With the rise in popularity of food photography, everyone is now accustomed to shooting their food before they eat it. But what makes a truly delectable image of your dinner stand out from every other food photograph out there is the ability to tell a story. Yes, even in still life photography (i.e. your inanimate dinner), your image should tell a story and it’s your job as a food photographer to make it a compelling one.
As with any form of photography, lighting and composition play crucial roles to a great image. But when it comes to food photography, it’s also extremely important to style the food in a way that the viewer’s eyes are drawn to the subject first.
The following video by We Eat Together gives you some tips to help tell the story of your food image by avoiding these four mistakes.
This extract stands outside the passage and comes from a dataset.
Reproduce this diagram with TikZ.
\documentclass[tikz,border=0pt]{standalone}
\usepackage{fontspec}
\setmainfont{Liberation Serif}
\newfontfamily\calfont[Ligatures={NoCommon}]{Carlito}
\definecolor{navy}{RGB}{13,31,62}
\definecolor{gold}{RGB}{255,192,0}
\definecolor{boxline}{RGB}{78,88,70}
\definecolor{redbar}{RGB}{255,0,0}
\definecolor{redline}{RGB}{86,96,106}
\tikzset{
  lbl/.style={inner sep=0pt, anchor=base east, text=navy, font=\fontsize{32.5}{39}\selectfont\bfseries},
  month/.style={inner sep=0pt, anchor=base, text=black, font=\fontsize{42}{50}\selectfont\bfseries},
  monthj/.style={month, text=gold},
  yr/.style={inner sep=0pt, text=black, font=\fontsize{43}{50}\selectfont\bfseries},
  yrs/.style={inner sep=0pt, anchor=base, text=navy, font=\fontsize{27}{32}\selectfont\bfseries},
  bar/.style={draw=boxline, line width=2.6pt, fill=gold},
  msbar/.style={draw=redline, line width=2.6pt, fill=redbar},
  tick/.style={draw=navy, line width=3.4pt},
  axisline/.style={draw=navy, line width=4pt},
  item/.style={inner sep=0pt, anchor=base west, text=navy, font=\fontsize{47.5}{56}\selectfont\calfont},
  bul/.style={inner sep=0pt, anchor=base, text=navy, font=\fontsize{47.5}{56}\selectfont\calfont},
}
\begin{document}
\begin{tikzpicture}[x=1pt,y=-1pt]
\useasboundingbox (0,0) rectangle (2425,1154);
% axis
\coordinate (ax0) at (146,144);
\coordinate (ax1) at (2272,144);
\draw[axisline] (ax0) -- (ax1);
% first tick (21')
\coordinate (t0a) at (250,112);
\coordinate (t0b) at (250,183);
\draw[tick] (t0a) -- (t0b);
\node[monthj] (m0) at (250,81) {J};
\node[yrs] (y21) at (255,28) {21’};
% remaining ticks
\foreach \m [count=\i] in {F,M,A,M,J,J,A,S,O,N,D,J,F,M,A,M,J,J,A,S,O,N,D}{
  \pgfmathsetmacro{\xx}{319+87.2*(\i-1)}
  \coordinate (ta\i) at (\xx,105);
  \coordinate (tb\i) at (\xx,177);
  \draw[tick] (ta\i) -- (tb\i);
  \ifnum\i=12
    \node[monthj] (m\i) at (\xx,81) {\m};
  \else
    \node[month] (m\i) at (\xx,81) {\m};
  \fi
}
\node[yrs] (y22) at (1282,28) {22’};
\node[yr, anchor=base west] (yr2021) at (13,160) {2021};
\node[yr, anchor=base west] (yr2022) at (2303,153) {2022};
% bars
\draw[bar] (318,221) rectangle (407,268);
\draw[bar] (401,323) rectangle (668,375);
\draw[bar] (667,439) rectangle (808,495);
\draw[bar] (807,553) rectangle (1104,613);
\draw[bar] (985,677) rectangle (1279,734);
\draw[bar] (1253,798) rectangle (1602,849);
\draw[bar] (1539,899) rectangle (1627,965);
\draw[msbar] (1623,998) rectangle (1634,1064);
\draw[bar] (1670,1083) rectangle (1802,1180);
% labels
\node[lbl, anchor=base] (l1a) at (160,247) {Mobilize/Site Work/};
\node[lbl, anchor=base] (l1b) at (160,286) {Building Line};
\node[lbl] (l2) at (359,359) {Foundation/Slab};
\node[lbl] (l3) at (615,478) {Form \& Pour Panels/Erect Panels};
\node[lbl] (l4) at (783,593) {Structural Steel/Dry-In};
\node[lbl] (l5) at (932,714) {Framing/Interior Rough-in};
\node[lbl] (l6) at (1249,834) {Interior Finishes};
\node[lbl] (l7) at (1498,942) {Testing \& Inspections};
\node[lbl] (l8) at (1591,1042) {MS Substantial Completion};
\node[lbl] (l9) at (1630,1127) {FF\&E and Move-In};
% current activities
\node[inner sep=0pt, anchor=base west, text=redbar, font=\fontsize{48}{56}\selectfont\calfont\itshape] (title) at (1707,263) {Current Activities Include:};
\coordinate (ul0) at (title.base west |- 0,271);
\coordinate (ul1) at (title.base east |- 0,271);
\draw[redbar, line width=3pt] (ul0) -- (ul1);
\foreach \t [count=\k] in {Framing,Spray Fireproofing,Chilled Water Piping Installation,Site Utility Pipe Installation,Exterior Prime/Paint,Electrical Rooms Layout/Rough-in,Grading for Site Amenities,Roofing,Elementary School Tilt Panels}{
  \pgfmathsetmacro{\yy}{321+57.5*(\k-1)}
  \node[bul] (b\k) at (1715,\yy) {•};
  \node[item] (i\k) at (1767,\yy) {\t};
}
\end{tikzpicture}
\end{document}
Remember, the main subject (or the hero) in your image is the food, and if you want your food subject to be in the “creative spotlight” of your image, don’t make these food styling mistakes.
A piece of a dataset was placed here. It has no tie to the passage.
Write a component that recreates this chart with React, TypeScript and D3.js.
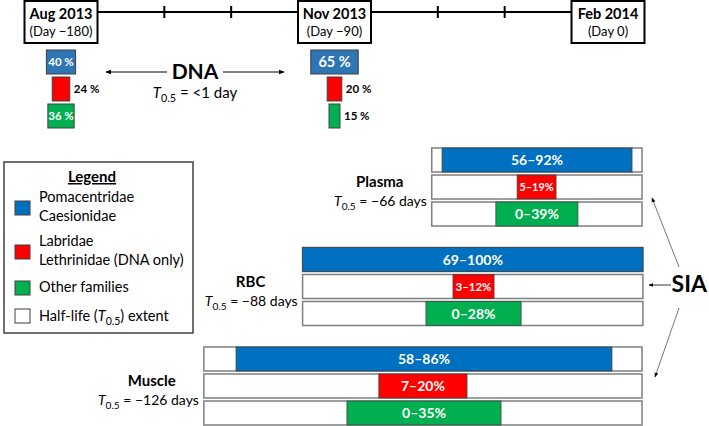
import React from "react";
import * as d3 from "d3";

const timeLabels = ["Aug 2013", "Nov 2013", "Feb 2014"];
const timeSubLabels = ["(Day \u2212180)", "(Day \u221290)", "(Day 0)"];
const timeDays = [-180, -90, 0];

const familyKeys = ["blue", "red", "green"];
const dnaAug = [40, 24, 36];
const dnaNov = [65, 20, 15];

const tissues = ["Plasma", "RBC", "Muscle"];
const halfLives = ["\u221266", "\u221288", "\u2212126"];
const boxStart = [-58, -100.5, -133];
const boxEnd = [11.2, 11.5, 11.2];
const blueLabels = ["56\u201392%", "69\u2013100%", "58\u201386%"];
const blueSpan = [[-54.6, 7.9], [-100.5, 11.5], [-122.4, 1.3]];
const redLabels = ["5\u201319%", "3\u201312%", "7\u201320%"];
const redSpan = [[-29.9, -17.1], [-51, -37.5], [-75.4, -46.4]];
const greenLabels = ["0\u201339%", "0\u201328%", "0\u201335%"];
const greenSpan = [[-36.9, -9.9], [-59.9, -28.6], [-85.9, -35.2]];

const legendItems = [
  ["Pomacentridae", "Caesionidae"],
  ["Labridae", "Lethrinidae (DNA only)"],
  ["Other families"],
];

const FONT = "Lato, 'Open Sans', sans-serif";
const dnaColors: Record<string, string> = { blue: "#2E75B6", red: "#FF0000", green: "#00B050" };
const siaColors: Record<string, string> = { blue: "#0070C0", red: "#FF0000", green: "#00B050" };

function THalf({ x, y, anchor, rest, size }: any) {
  return (
    <text x={x} y={y} textAnchor={anchor} fontFamily={FONT} fontSize={size} fill="#000">
      <tspan fontStyle="italic">T</tspan>
      <tspan fontSize={size * 0.72} dy={4}>0.5</tspan>
      <tspan dy={-4}>{rest}</tspan>
    </text>
  );
}

export default function App() {
  const W = 709, H = 426;
  const xDay = d3.scaleLinear().domain([-180, 0]).range([61, 608]);
  const xPct = d3.scaleLinear().domain([0, 100]).range([0, 73]);
  const boxW = 73, boxTop = 1, boxH = 42, lineY = 12;
  const dnaRowY = d3.scaleLinear().domain([0, 1]).range([50, 77]);
  const dnaRowH = 24;
  const tissueY = d3.scalePoint<string>().domain(tissues).range([148, 347]);
  const rowPitch = 27, rowH = 24;

  const ticks: number[] = [];
  for (let i = 0; i < timeDays.length - 1; i++) {
    const a = xDay(timeDays[i]) + boxW / 2;
    const b = xDay(timeDays[i + 1]) - boxW / 2;
    ticks.push(a + (b - a) / 3, a + (2 * (b - a)) / 3);
  }

  const dnaSets = [dnaAug, dnaNov];
  const dnaDays = [-180, -90];

  return (
    <svg width={W} height={H} style={{ position: "absolute", left: 0, top: 0, background: "#fff" }}>
      <defs>
        <marker id="ah" viewBox="0 0 10 10" refX="9" refY="5" markerWidth="6" markerHeight="6" orient="auto-start-reverse">
          <path d="M0,1 L10,5 L0,9 z" fill="#000" />
        </marker>
      </defs>
      <rect width={W} height={H} fill="#fff" />

      {/* timeline */}
      <line x1={xDay(-180) + boxW / 2} x2={xDay(0) - boxW / 2} y1={lineY} y2={lineY} stroke="#000" strokeWidth={2} />
      {ticks.map((t, i) => (
        <line key={i} x1={t} x2={t} y1={lineY - 6} y2={lineY + 6} stroke="#000" strokeWidth={2} />
      ))}
      {timeDays.map((d, i) => (
        <g key={i}>
          <rect x={xDay(d) - boxW / 2} y={boxTop} width={boxW} height={boxH} fill="#fff" stroke="#000" strokeWidth={2} />
          <text x={xDay(d)} y={19} textAnchor="middle" fontFamily={FONT} fontWeight="bold" fontSize={14.5}>{timeLabels[i]}</text>
          <text x={xDay(d)} y={36} textAnchor="middle" fontFamily={FONT} fontSize={13}>{timeSubLabels[i]}</text>
        </g>
      ))}

      {/* DNA bars */}
      {dnaSets.map((set, si) =>
        set.map((v, fi) => {
          const w = xPct(v);
          const cx = xDay(dnaDays[si]);
          const y = dnaRowY(fi);
          const inside = w > 25;
          const fs = fi === 0 && w > 40 ? 14.5 : 11.5;
          return (
            <g key={si + "-" + fi}>
              <rect x={cx - w / 2} y={y} width={w} height={dnaRowH} fill={dnaColors[familyKeys[fi]]} stroke="#404040" strokeWidth={1} />
              <text
                x={inside ? cx : cx + w / 2 + 4}
                y={y + dnaRowH / 2 + fs * 0.36}
                textAnchor={inside ? "middle" : "start"}
                fontFamily={FONT}
                fontWeight="bold"
                fontSize={fs}
                fill={inside ? "#fff" : "#000"}
              >
                {v + " %"}
              </text>
            </g>
          );
        })
      )}

      {/* DNA label */}
      <text x={195} y={79} textAnchor="middle" fontFamily={FONT} fontWeight="bold" fontSize={21}>DNA</text>
      <line x1={167} x2={106} y1={72} y2={72} stroke="#000" strokeWidth={1} markerEnd="url(#ah)" />
      <line x1={223} x2={284} y1={72} y2={72} stroke="#000" strokeWidth={1} markerEnd="url(#ah)" />
      <THalf x={195} y={98} anchor="middle" rest=" = <1 day" size={15} />

      {/* Legend */}
      <rect x={4} y={162} width={189} height={171} fill="#fff" stroke="#404040" strokeWidth={1.5} />
      <text x={92} y={182} textAnchor="middle" fontFamily={FONT} fontWeight="bold" fontSize={15} textDecoration="underline">Legend</text>
      {legendItems.map((lines, i) => {
        const base = [202, 246, 292][i];
        const swY = lines.length > 1 ? base - 1 : base - 11;
        return (
          <g key={i}>
            <rect x={15} y={swY} width={15} height={14} fill={siaColors[familyKeys[i]]} stroke="#404040" strokeWidth={1} />
            {lines.map((l, j) => (
              <text key={j} x={39} y={base + j * 19} fontFamily={FONT} fontSize={14.5}>{l}</text>
            ))}
          </g>
        );
      })}
      <rect x={15} y={309} width={15} height={14} fill="#fff" stroke="#404040" strokeWidth={1} />
      <text x={39} y={321} fontFamily={FONT} fontSize={14.5}>
        <tspan>Half-life (</tspan>
        <tspan fontStyle="italic">T</tspan>
        <tspan fontSize={10.5} dy={4}>0.5</tspan>
        <tspan dy={-4}>) extent</tspan>
      </text>

      {/* SIA blocks */}
      {tissues.map((t, ti) => {
        const top = tissueY(t)!;
        const x0 = xDay(boxStart[ti]);
        const x1 = xDay(boxEnd[ti]);
        const spans = [blueSpan[ti], redSpan[ti], greenSpan[ti]];
        const labels = [blueLabels[ti], redLabels[ti], greenLabels[ti]];
        const tEnd = x0 - 5;
        return (
          <g key={t}>
            {spans.map((s, r) => {
              const y = top + r * rowPitch;
              const sx0 = xDay(s[0]);
              const sx1 = xDay(s[1]);
              const sw = sx1 - sx0;
              const fs = Math.min(14, sw * 0.28);
              return (
                <g key={r}>
                  <rect x={x0} y={y} width={x1 - x0} height={rowH} fill="#fff" stroke="#7F7F7F" strokeWidth={1.5} />
                  <rect x={sx0} y={y} width={sw} height={rowH} fill={siaColors[familyKeys[r]]} stroke="#404040" strokeWidth={0.8} />
                  <text x={(sx0 + sx1) / 2} y={y + rowH / 2 + fs * 0.36} textAnchor="middle" fontFamily={FONT} fontWeight="bold" fontSize={fs} fill="#fff">
                    {labels[r]}
                  </text>
                </g>
              );
            })}
            <text x={tEnd - 47} y={top + 39} textAnchor="middle" fontFamily={FONT} fontWeight="bold" fontSize={15}>{t}</text>
            <THalf x={tEnd} y={top + 58} anchor="end" rest={" = " + halfLives[ti] + " days"} size={14} />
          </g>
        );
      })}

      {/* SIA label and arrows */}
      <text x={707} y={292} textAnchor="end" fontFamily={FONT} fontWeight="bold" fontSize={23}>SIA</text>
      <line x1={671} y1={285} x2={649} y2={285} stroke="#000" strokeWidth={0.8} markerEnd="url(#ah)" />
      <line x1={679} y1={267} x2={652} y2={198} stroke="#555" strokeWidth={0.8} markerEnd="url(#ah)" />
      <line x1={679} y1={308} x2={655} y2={377} stroke="#555" strokeWidth={0.8} markerEnd="url(#ah)" />
    </svg>
  );
}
1. Not Thinking About Where the Viewer Will look First
The first mistake is fairly obvious to avoid, and that is simply by making sure that the subject is in focus. This is the “creative standard,” but where exactly should the focus be on the subject (i.e. cupcake)? This is more of a creative decision that you need to take into account before you take the photo. Think about what the viewer will look at first and what is important to the story; It may be on the tip, or edge of the subject, or even a garnish.
2. The Subject Is Not the Brightest In the Image
The second mistake in styling food is not having the subject be the brightest item in the image. To counteract this, remove any object in the frame that is brighter than the subject and therefore a distraction. Also, consider using plates and props that have a matte finish.
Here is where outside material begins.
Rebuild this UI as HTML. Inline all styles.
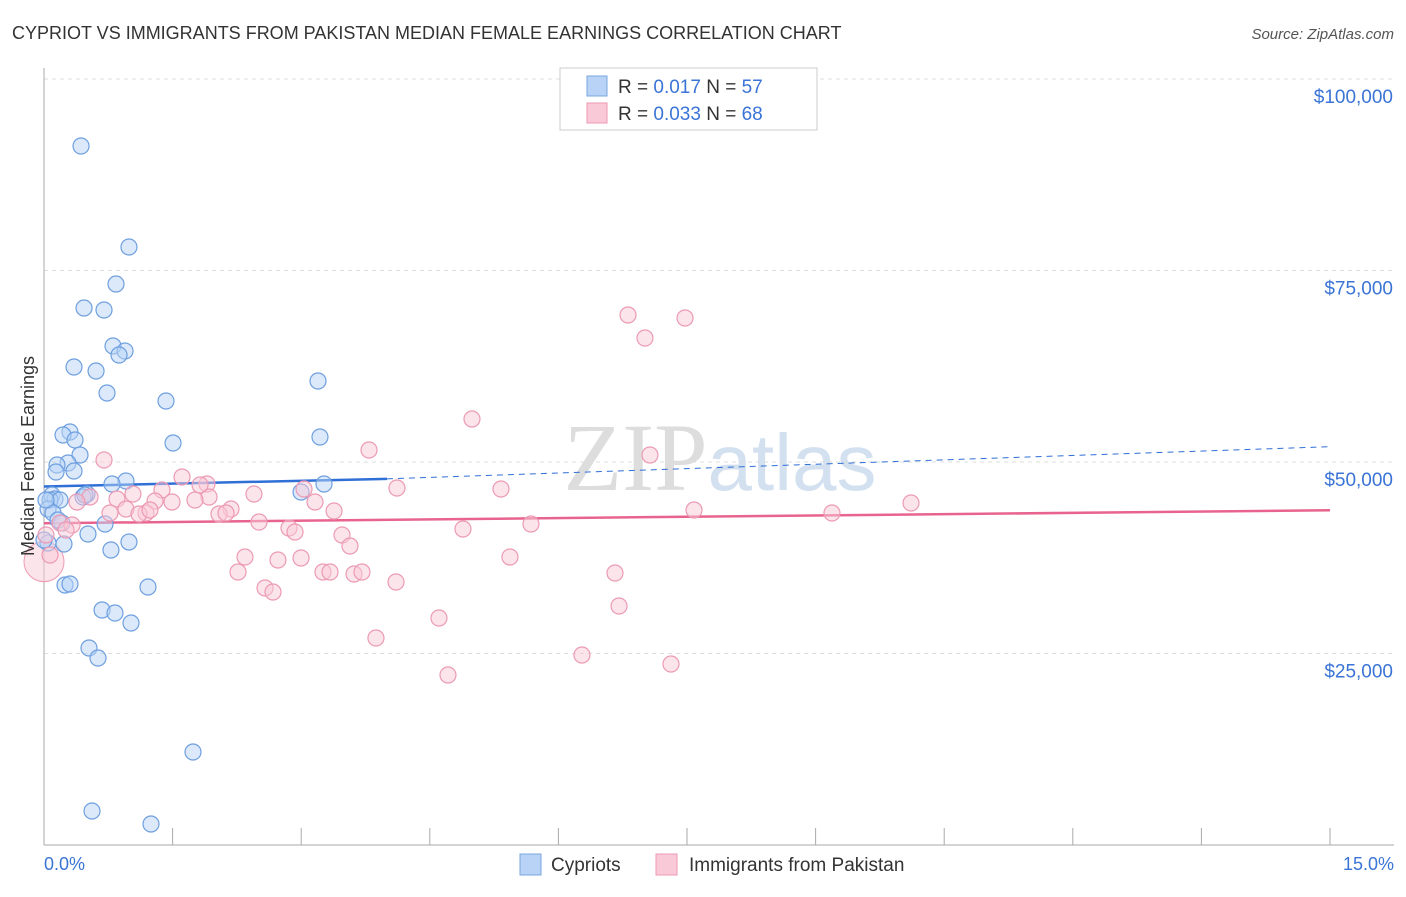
<!DOCTYPE html>
<html><head><meta charset="utf-8"><style>
body{margin:0;background:#fff;font-family:"Liberation Sans",sans-serif}
</style></head><body>
<svg width="1406" height="892" xmlns="http://www.w3.org/2000/svg" font-family="Liberation Sans, sans-serif">
<text x="12" y="39" font-size="18" fill="#333">CYPRIOT VS IMMIGRANTS FROM PAKISTAN MEDIAN FEMALE EARNINGS CORRELATION CHART</text>
<text x="1394" y="39" font-size="15" fill="#555" font-style="italic" text-anchor="end">Source: ZipAtlas.com</text>
<text x="720" y="490" font-size="96" fill="#ddd" text-anchor="middle" font-family="Liberation Serif, serif">ZIP<tspan fill="#d3e0f0" font-family="Liberation Sans, sans-serif" font-size="80">atlas</tspan></text>
<g id="grid"></g>
<g id="axes"></g>
<g id="trends"></g>
<g id="pts"></g>
<text transform="translate(34,456) rotate(-90)" font-size="18" fill="#333" text-anchor="middle">Median Female Earnings</text>
<g>
<rect x="560" y="68" width="257" height="62" fill="#fff" stroke="#ccc"/>
<rect x="587" y="76" width="20" height="20" fill="#b8d3f5" stroke="#7aa7e0"/>
<rect x="587" y="103" width="20" height="20" fill="#f9c9d8" stroke="#ee9ab5"/>
<text x="618" y="93" font-size="19" fill="#333">R = <tspan fill="#3a74d6">0.017</tspan>   N = <tspan fill="#3a74d6">57</tspan></text>
<text x="618" y="120" font-size="19" fill="#333">R = <tspan fill="#3a74d6">0.033</tspan>   N = <tspan fill="#3a74d6">68</tspan></text>
</g>
<g>
<rect x="520" y="854" width="21" height="21" fill="#b8d3f5" stroke="#7aa7e0"/>
<text x="551" y="871" font-size="19" fill="#333">Cypriots</text>
<rect x="656" y="854" width="21" height="21" fill="#f9c9d8" stroke="#ee9ab5"/>
<text x="689" y="871" font-size="19" fill="#333">Immigrants from Pakistan</text>
</g>
<text x="44" y="870" font-size="18" fill="#3a74d6">0.0%</text>
<text x="1394" y="870" font-size="18" fill="#3a74d6" text-anchor="end">15.0%</text>
<script>
const yTicks=[25000,50000,75000,100000];
const yTickLabels=["$25,000","$50,000","$75,000","$100,000"];
const xTicks=[0,1.5,3,4.5,6,7.5,9,10.5,12,13.5,15];
const blueX=[];const blueY=[];const pinkX=[];const pinkY=[];
const bluePx=[[81,146],[129,247],[116,284],[84,308],[104,310],[113,346],[125,351],[119,355],[74,367],[96,371],[107,393],[166,401],[318,381],[173,443],[320,437],[70,432],[63,435],[75,440],[80,455],[68,463],[57,465],[74,471],[56,472],[126,481],[112,484],[324,484],[301,492],[52,495],[55,499],[87,494],[83,497],[50,500],[60,500],[48,509],[53,513],[105,524],[62,523],[88,534],[129,542],[64,544],[111,550],[48,543],[65,585],[70,584],[148,587],[102,610],[115,613],[131,623],[89,648],[98,658],[193,752],[92,811],[151,824],[85,495],[44,540],[58,520],[46,500]];
const pinkPx=[[628,315],[685,318],[645,338],[472,419],[369,450],[650,455],[104,460],[182,477],[207,484],[397,488],[501,489],[304,489],[254,494],[162,490],[133,494],[209,497],[90,497],[77,502],[117,499],[155,501],[195,500],[172,502],[315,502],[231,509],[334,511],[219,514],[911,503],[694,510],[832,513],[146,513],[126,509],[139,514],[259,522],[289,528],[295,532],[531,524],[463,529],[342,535],[350,546],[60,523],[72,525],[66,530],[46,535],[245,557],[510,557],[278,560],[301,558],[238,572],[323,572],[330,572],[354,574],[362,572],[615,573],[396,582],[265,588],[273,592],[619,606],[439,618],[376,638],[582,655],[671,664],[448,675],[50,555],[110,513],[200,485],[150,510],[226,513]];
// data values (percent, dollars)
bluePx.forEach(p=>{blueX.push(+((p[0]-44)/1286*15).toFixed(3));blueY.push(Math.round((845-p[1])/191.5*25000));});
pinkPx.forEach(p=>{pinkX.push(+((p[0]-44)/1286*15).toFixed(3));pinkY.push(Math.round((845-p[1])/191.5*25000));});
const blueTrend=[[0,46800],[4.0,47800],[15,52000]];
const pinkTrend=[[0,42000],[15,43700]];
const X=v=>44+v/15*1286, Y=v=>845-v/25000*191.5;
const NS="http://www.w3.org/2000/svg";
function mk(t,a,parent){const e=document.createElementNS(NS,t);for(const k in a)e.setAttribute(k,a[k]);document.getElementById(parent).appendChild(e);return e;}
yTicks.forEach((t,i)=>{
const l=mk('line',{x1:44,x2:1394,y1:Y(t),y2:Y(t),stroke:'#ddd','stroke-dasharray':'4,4'},'grid');


const tx=mk('text',{x:1393,y:Y(t)+24,'font-size':19,fill:'#3a74d6','text-anchor':'end'},'axes');
tx.textContent=yTickLabels[i];


});
mk('line',{x1:44,x2:44,y1:68,y2:845,stroke:'#aaa'},'axes');
mk('line',{x1:44,x2:1394,y1:845,y2:845,stroke:'#aaa'},'axes');
xTicks.forEach(t=>{const l=mk('line',{x1:X(t),x2:X(t),y1:828,y2:845,stroke:'#aaa'},'axes');

});
const pc=mk('circle',{cx:X(0),cy:Y(37000),r:20,fill:'#f9c9d8','fill-opacity':0.5,stroke:'#ee9ab5'},'pts');


blueX.forEach((x,i)=>{const c=mk('circle',{cx:X(x),cy:Y(blueY[i]),r:8,fill:'#b8d3f5','fill-opacity':0.5,stroke:'#6e9fe0','stroke-width':1.2},'pts');

});
pinkX.forEach((x,i)=>{const c=mk('circle',{cx:X(x),cy:Y(pinkY[i]),r:8,fill:'#f9c9d8','fill-opacity':0.5,stroke:'#ec9ab4','stroke-width':1.2},'pts');

});
let b=mk('line',{x1:X(blueTrend[0][0]),y1:Y(blueTrend[0][1]),x2:X(blueTrend[1][0]),y2:Y(blueTrend[1][1]),stroke:'#2f6fd6','stroke-width':2.5},'trends');


b=mk('line',{x1:X(blueTrend[1][0]),y1:Y(blueTrend[1][1]),x2:X(blueTrend[2][0]),y2:Y(blueTrend[2][1]),stroke:'#2f6fd6','stroke-width':1,'stroke-dasharray':'6,5'},'trends');


b=mk('line',{x1:X(pinkTrend[0][0]),y1:Y(pinkTrend[0][1]),x2:X(pinkTrend[1][0]),y2:Y(pinkTrend[1][1]),stroke:'#e8648e','stroke-width':2.5},'trends');


</script>
</svg>
</body></html>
3. Not Being Aware of Perspective
Perspective is a very important part of styling food for photography and so be aware of the items you place around your subject. If there is an object that is much larger than your subject in the frame, the image looks disproportionate, so make sure that the objects surrounding the subject are smaller than the main subject.
4. Using Distracting Colors Or Patterns
Any object in the frame that is brighter in color or busier in pattern than the subject distracts the viewer from it. Replace plates, tablecloths, or anything that will overpower your main subject.
The second part of the video gives some creative tips and tricks to help you style your food photography so that it not only tells a compelling story, but looks delicious as well. As for gear used, it looks like they highlight the Canon 5DS and in the notes they mention their favorite lenses as being the Canon 50mm f/1.2 and the Canon 100mm F/2.8.